When I grew up as a child in India, I always enjoyed this wonderful festive rice which was served at weddings or other special occasions. Also good with Indian curry.
Ingredients
- 0.25 teaspoons saffron threads or ground turmeric
- 6 cups boiling water
- 0.5 cups vegetable shortening
- 2 medium onions , chopped
- 2 pieces cinnamon stick , 1 inch
- 4 whole cloves
- 1 teaspoon ground ginger
- 2 tablespoons ground cumin
- 1 teaspoon garlic powder
- 10 cardamoms seeds
- 4.5 cups long-grain white rice
- 1 cup plain yogurt
- 2 teaspoons salt
Instructions
-
1
Place saffron threads into boiling water, set aside to steep.
-
2
Melt the vegetable shortening in a large pot over medium-high heat. Stir in the onions, and cook until golden, about 5 minutes.
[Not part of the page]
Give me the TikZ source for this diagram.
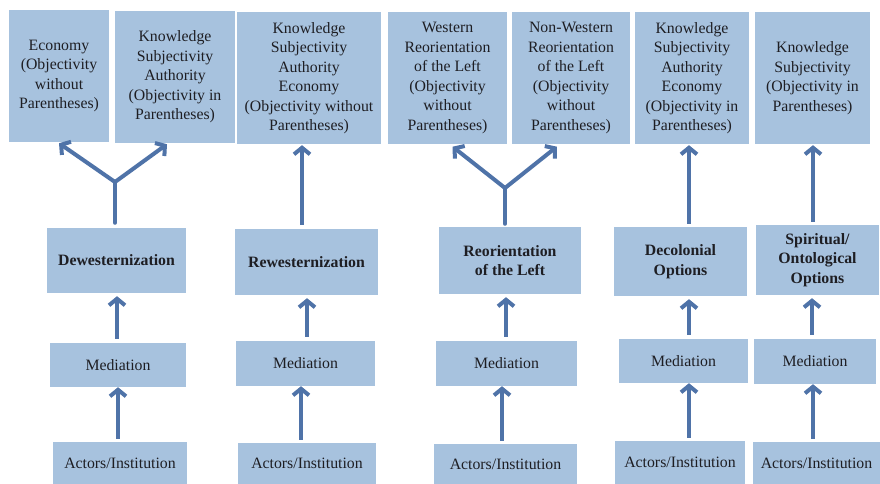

Season with cinnamon sticks, cloves, ginger, cumin, garlic powder, and cardamom seeds. Cook for 3 to 4 minutes to release the flavor, stirring constantly.
-
3
Pour in the rice and cook for 10 minutes, stirring constantly. Add the yogurt, saffron water, and salt. Bring to a simmer, then reduce heat to low. Cover pot with a cloth folded into 4 layers. Place a lid over the cloth and cook until the rice is done, about 20 minutes. Remove the cinnamon sticks, cloves, and cardamom seeds before serving.